Тем временем подготовка Турции к войне продолжалась. В Босфор была переброшена часть кораблей минного флота, основные силы Турции, по донесениям русского военно-морского агента, группировались в районе Константинополя, Мраморного моря и во Фракии. 4 августа началось минирование верхнего Босфора, а еще через три дня на Проливах были погашены огни и сняты навигационные буи – проход как через Босфор, так и через Дарданеллы разрешался теперь только в сопровождении турецкого парохода36. Все эти меры официально объяснялись необходимостью защиты нейтралитета37. Правительство Турции еще не пришло в этот момент к определенному решению и, несмотря на заключенный с Германией союз, хотело выиграть время для того, чтобы убедиться в неизбежности победы своих союзников. Прочной уверенности в ней в начале августа еще не было38.

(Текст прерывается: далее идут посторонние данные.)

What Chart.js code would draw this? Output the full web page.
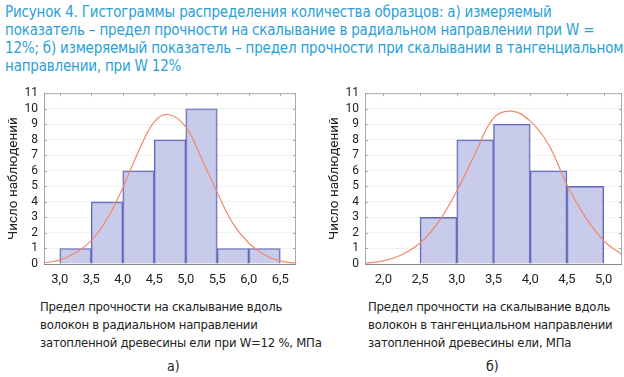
<!DOCTYPE html>
<html>
<head>
<meta charset="utf-8">
<script src="https://cdn.jsdelivr.net/npm/chart.js@4"></script>
<style>
  body { margin: 0; width: 624px; height: 377px; background: #fff; position: relative; overflow: hidden; }
  .t { font-family: 'DejaVu Sans', sans-serif; font-stretch: condensed; white-space: nowrap; position: absolute; }
  .title { left: 5px; top: 3px; color: #2a9fd8; font-size: 15px; line-height: 18px; letter-spacing: -0.2px; }
  .cap { top: 298px; color: #222; font-size: 13px; line-height: 18px; letter-spacing: -0.25px; }
  .lbl { top: 358px; color: #222; font-size: 14px; }
  .box { position: absolute; top: 80px; height: 210px; }
</style>
</head>
<body>
<div class="t title">Рисунок 4. Гистограммы распределения количества образцов: а) измеряемый<br>показатель – предел прочности на скалывание в радиальном направлении при W =<br>12%; б) измеряемый показатель – предел прочности при скалывании в тангенциальном<br>направлении, при W 12%</div>

<div class="box" style="left:0; width:310px;"><canvas id="chartA" width="310" height="210"></canvas></div>
<div class="box" style="left:321px; width:303px;"><canvas id="chartB" width="303" height="210"></canvas></div>

<div class="t cap" style="left:40px;">Предел прочности на скалывание вдоль<br>волокон в радиальном направлении<br>затопленной древесины ели при W=12 %, МПа</div>
<div class="t cap" style="left:368px;">Предел прочности на скалывание вдоль<br>волокон в тангенциальном направлении<br>затопленной древесины ели, МПа</div>
<div class="t lbl" style="left:167px;">а)</div>
<div class="t lbl" style="left:486px;">б)</div>

<script>
// a) radial direction
const binMidsA = [3.25, 3.75, 4.25, 4.75, 5.25, 5.75, 6.25];
const countsA = [1, 4, 6, 8, 10, 1, 1];
const curveXA = [2.75, 3.0, 3.25, 3.5, 3.75, 4.0, 4.25, 4.5, 4.72, 5.0, 5.25, 5.5, 5.75, 6.0, 6.25, 6.5, 6.75];
const curveYA = [0.08, 0.25, 0.72, 1.5, 2.9, 4.9, 7.25, 9.15, 9.63, 8.83, 6.8, 4.6, 2.6, 1.35, 0.6, 0.2, 0.05];
const xTicksA = [3.0, 3.5, 4.0, 4.5, 5.0, 5.5, 6.0, 6.5];

// b) tangential direction
const binMidsB = [2.75, 3.25, 3.75, 4.25, 4.75];
const countsB = [3, 8, 9, 6, 5];
const curveXB = [1.75, 2.0, 2.25, 2.5, 2.75, 3.0, 3.25, 3.5, 3.75, 4.0, 4.25, 4.5, 4.75, 5.0, 5.25];
const curveYB = [0.05, 0.2, 0.6, 1.35, 2.7, 4.7, 7.1, 9.4, 9.84, 9.2, 7.7, 5.1, 3.03, 1.5, 0.6];
const xTicksB = [2.0, 2.5, 3.0, 3.5, 4.0, 4.5, 5.0];

const yTitle = 'Число наблюдений';
const FONT = "Roboto, sans-serif";

// frame around the plot with short inward ticks on every side
const framePlugin = {
  id: 'frame',
  afterDraw(chart) {
    const { ctx, chartArea: a, scales } = chart;
    ctx.save();
    ctx.strokeStyle = '#a8a8a8';
    ctx.lineWidth = 1;
    ctx.strokeRect(a.left + 0.5, a.top + 0.5, a.right - a.left - 1, a.bottom - a.top);
    ctx.beginPath();
    scales.x.ticks.forEach(t => {
      const px = Math.round(scales.x.getPixelForValue(t.value)) + 0.5;
      ctx.moveTo(px, a.top); ctx.lineTo(px, a.top + 3);
    });
    scales.y.ticks.forEach(t => {
      const py = Math.round(scales.y.getPixelForValue(t.value)) + 0.5;
      ctx.moveTo(a.right, py); ctx.lineTo(a.right - 3, py);
      ctx.moveTo(a.left, py); ctx.lineTo(a.left + 3, py);
    });
    ctx.stroke();
    ctx.strokeStyle = '#888';
    ctx.beginPath();
    ctx.moveTo(a.left, a.bottom + 0.5); ctx.lineTo(a.right, a.bottom + 0.5);
    ctx.stroke();
    ctx.restore();
  }
};

function makeHist(id, mids, counts, cx, cy, ticks, xmin, xmax, padRight) {
  const ctx = document.getElementById(id).getContext('2d');
  return new Chart(ctx, {
    type: 'bar',
    data: {
      datasets: [
        {
          type: 'line',
          data: cx.map((x, i) => ({ x: x, y: cy[i] })),
          borderColor: '#f3896b',
          borderWidth: 1.2,
          pointRadius: 0,
          tension: 0.4,
          fill: false,
          order: 0
        },
        {
          data: mids.map((x, i) => ({ x: x, y: counts[i] })),
          backgroundColor: 'rgba(184, 188, 228, 0.78)',
          borderColor: '#5f68b8',
          borderWidth: 1.2,
          barPercentage: 1,
          categoryPercentage: 1,
          order: 1
        }
      ]
    },
    options: {
      responsive: false,
      animation: false,
      layout: { padding: { top: 10, right: padRight, bottom: 0, left: 0 } },
      plugins: { legend: { display: false }, tooltip: { enabled: false } },
      scales: {
        x: {
          type: 'linear',
          min: xmin,
          max: xmax,
          offset: false,
          afterBuildTicks: s => { s.ticks = ticks.map(v => ({ value: v })); },
          afterFit: s => { s.height = 26; },
          grid: { display: false, drawTicks: false },
          border: { display: false },
          ticks: {
            padding: 8,
            autoSkip: false,
            maxRotation: 0,
            color: '#222',
            font: { family: FONT, size: 13 },
            callback: v => v.toFixed(1).replace('.', ',')
          }
        },
        y: {
          min: 0,
          max: 11,
          afterFit: s => { s.width = 44; },
          grid: { color: '#f1f1f1', drawTicks: false },
          border: { display: false },
          ticks: {
            stepSize: 1,
            autoSkip: false,
            padding: 6,
            color: '#222',
            font: { family: FONT, size: 12 }
          },
          title: {
            display: true,
            text: yTitle,
            color: '#222',
            padding: { top: 6, bottom: 0 },
            font: { family: FONT, size: 13.5 }
          }
        }
      }
    },
    plugins: [framePlugin]
  });
}

makeHist('chartA', binMidsA, countsA, curveXA, curveYA, xTicksA, 2.75, 6.75, 14);
makeHist('chartB', binMidsB, countsB, curveXB, curveYB, xTicksB, 1.75, 5.25, 2);
</script>
</body>
</html>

Командование британской эскадры в начале августа тоже колебалось – направить свои корабли в Адриатику или к Гибралтару, в зависимости от возможных маршрутов движения немцев. Только ночью 5 августа А. Милн получил разрешение действовать активно, а не ограничиваться поддержкой французов и недопущением атак на их военные транспорты. Э. Траубридж караулил немецкие корабли у входа в Отрантский пролив, перекрыв им путь в Адриатику. В возможность пребывания «Гебена» и «Бреслау» в Мессине англичане не верили, ведь Италия была нейтральной, и следовательно, ни один корабль воюющей страны не мог появляться в шестимильном прибрежном пространстве. Таким образом, Мессинский пролив должен был быть закрыт и для немцев, и для англичан. 7 августа французское Адмиралтейство заявило о завершении перевозки войск из Алжира и о готовности направить флот на соединение с британской Средиземноморской эскадрой39. На пути к Гибралтару возник мощный заслон.

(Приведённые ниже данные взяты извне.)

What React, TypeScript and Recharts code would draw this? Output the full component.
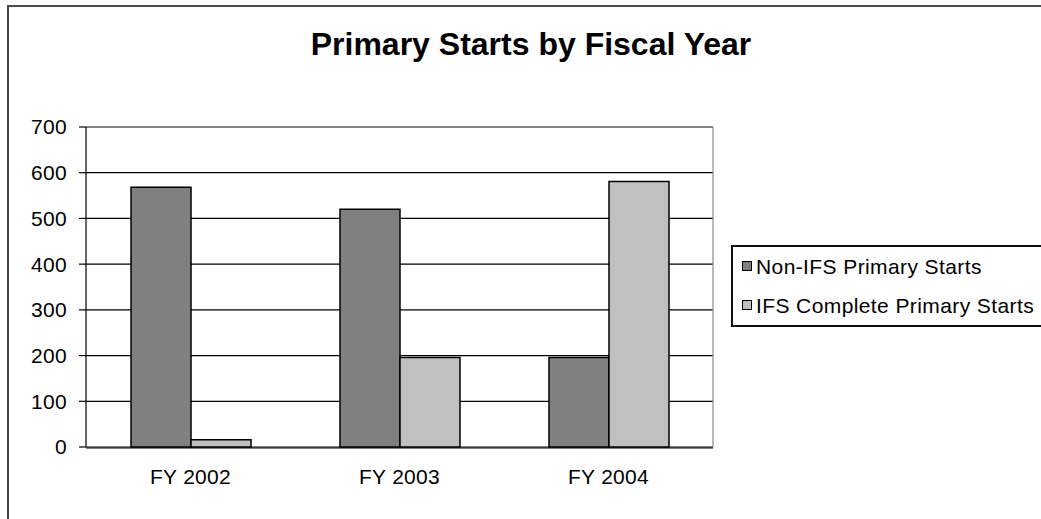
import React from 'react';
import { BarChart, Bar, XAxis, YAxis, CartesianGrid, ReferenceLine } from 'recharts';

const categories = ['FY 2002', 'FY 2003', 'FY 2004'];
const nonIfsStarts = [568, 520, 196];
const ifsCompleteStarts = [16, 196, 581];
const yTicks = [0, 100, 200, 300, 400, 500, 600, 700];
const boundaryTicks = [0, 1, 2, 3];
const seriesNames = ['Non-IFS Primary Starts', 'IFS Complete Primary Starts'];
const seriesColors = ['#808080', '#C0C0C0'];

const data = categories.map((c, i) => ({
  year: c,
  nonIfs: nonIfsStarts[i],
  ifs: ifsCompleteStarts[i],
}));

const FONT = 'Arial, "Liberation Sans", sans-serif';

export default function App() {
  return (
    <div
      style={{
        position: 'absolute',
        left: 0,
        top: 0,
        width: 1041,
        height: 519,
        overflow: 'hidden',
        background: '#fff',
        fontFamily: FONT,
      }}
    >
      <div
        style={{
          position: 'absolute',
          left: 7,
          top: 5,
          width: 1200,
          height: 700,
          border: '2px solid #4a4a4a',
          boxSizing: 'border-box',
        }}
      />
      <div
        style={{
          position: 'absolute',
          left: 0,
          top: 28,
          width: 1062,
          textAlign: 'center',
          fontSize: 32,
          lineHeight: '32px',
          fontWeight: 'bold',
          color: '#000',
        }}
      >
        Primary Starts by Fiscal Year
      </div>
      <div style={{ position: 'absolute', left: 0, top: 0 }}>
        <BarChart
          width={1041}
          height={519}
          data={data}
          margin={{ top: 127, right: 327, bottom: 70, left: 0 }}
          barCategoryGap={45}
          barGap={0}
        >
          <CartesianGrid vertical={false} stroke="#000" strokeWidth={1.2} />
          <ReferenceLine y={700} stroke="#8a8a8a" strokeWidth={1.2} />
          <XAxis
            xAxisId="b"
            type="number"
            domain={[0, 3]}
            ticks={boundaryTicks}
            allowDataOverflow
            height={1}
            tick={false}
            tickSize={6}
            tickLine={{ stroke: '#000', strokeWidth: 1.2 }}
            axisLine={{ stroke: '#000', strokeWidth: 1.2 }}
          />
          <XAxis
            dataKey="year"
            interval={0}
            height={1}
            tickLine={false}
            axisLine={false}
            tickSize={0}
            tickMargin={22}
            tick={{ fill: '#000', fontSize: 21, fontFamily: FONT, letterSpacing: 0.3 }}
          />
          <YAxis
            width={86}
            domain={[0, 700]}
            ticks={yTicks}
            interval={0}
            tickSize={7}
            tickMargin={12}
            tickLine={{ stroke: '#000', strokeWidth: 1.2 }}
            axisLine={{ stroke: '#000', strokeWidth: 1.2 }}
            tick={{ fill: '#000', fontSize: 21, fontFamily: FONT, letterSpacing: 0.3 }}
          />
          <YAxis
            yAxisId="r"
            orientation="right"
            width={1}
            domain={[0, 700]}
            tick={false}
            tickLine={false}
            axisLine={{ stroke: '#8a8a8a', strokeWidth: 1.2 }}
          />
          <Bar
            dataKey="nonIfs"
            name={seriesNames[0]}
            fill={seriesColors[0]}
            stroke="#000"
            strokeWidth={1.5}
            isAnimationActive={false}
          />
          <Bar
            dataKey="ifs"
            name={seriesNames[1]}
            fill={seriesColors[1]}
            stroke="#000"
            strokeWidth={1.5}
            isAnimationActive={false}
          />
        </BarChart>
      </div>
      <div
        style={{
          position: 'absolute',
          left: 731,
          top: 245,
          width: 400,
          height: 82,
          border: '2px solid #111',
          boxSizing: 'border-box',
        }}
      />
      {seriesNames.map((name, i) => (
        <div
          key={name}
          style={{
            position: 'absolute',
            left: 742,
            top: 255.5 + i * 39,
            height: 21,
            display: 'flex',
            alignItems: 'center',
            whiteSpace: 'nowrap',
          }}
        >
          <div
            style={{
              width: 10,
              height: 10,
              background: seriesColors[i],
              border: '1px solid #000',
              boxSizing: 'border-box',
              marginRight: 4,
            }}
          />
          <span style={{ fontSize: 21, lineHeight: '21px', color: '#000', letterSpacing: 0.4 }}>
            {name}
          </span>
        </div>
      ))}
    </div>
  );
}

Но немцы отнюдь не собирались отправлять свою Средиземноморскую дивизию на самоубийственный прорыв в Атлантику или в Адриатическое море, где она была бы обречена на бездействие. Германский морской министр гросс-адмирал А. фон Тирпиц считал необходимым перевести ее в Дарданеллы. По мнению В. Сушона, именно этот последний пункт был наиболее важен для Германии, так как присутствие германских кораблей должно было спровоцировать вступление в войну Оттоманской империи. 4 августа, после того как в срочном порядке была достигнута договоренность с Турцией по поводу этих двух крейсеров, В. Сушону был отдан приказ идти из Мессины в Константинополь40. 6 августа правительство Турции собралось на совещание по вопросу о дальнейших действиях. Разрешение на проход «Гебена» и «Бреслау» означало нарушение нейтралитета и опасность немедленного начала войны. Министры единогласно высказались за прием германской Средиземноморской эскадры, но обусловили это согласие новыми требованиями к Берлину, которые существенно изменяли условия союзного договора от 2 августа 1914 г.41

Германия должна была гарантировать территориальную неприкосновенность Оттоманской империи, во время заключения мира учесть турецкие интересы при распределении контрибуции, поддержать отмену режима капитуляций, учесть пожелания Турции при решении вопроса о территориальных приращениях: речь шла о Карсе и Батуме, островах Греческого архипелага (если Греция вступит в войну на стороне Антанты) и об изменении границ на Балканах в случае нового раздела полуострова. Поскольку младотурки требовали срочный ответ на поставленные вопросы, а корабли В. Сушона уже находились в пути, в тот же день Г. фон Вангенгейм, сообщив турецкие сведения в Берлин, дал согласие практически по всем пунктам. Германия соглашалась на гарантию территориальной неприкосновенности, поддержку в вопросах отмены капитуляций, учете интересов союзника при выплате контрибуций, послевоенного устройства Балкан, включая и острова в Ионическом море (при условии вступления Греции в войну)42.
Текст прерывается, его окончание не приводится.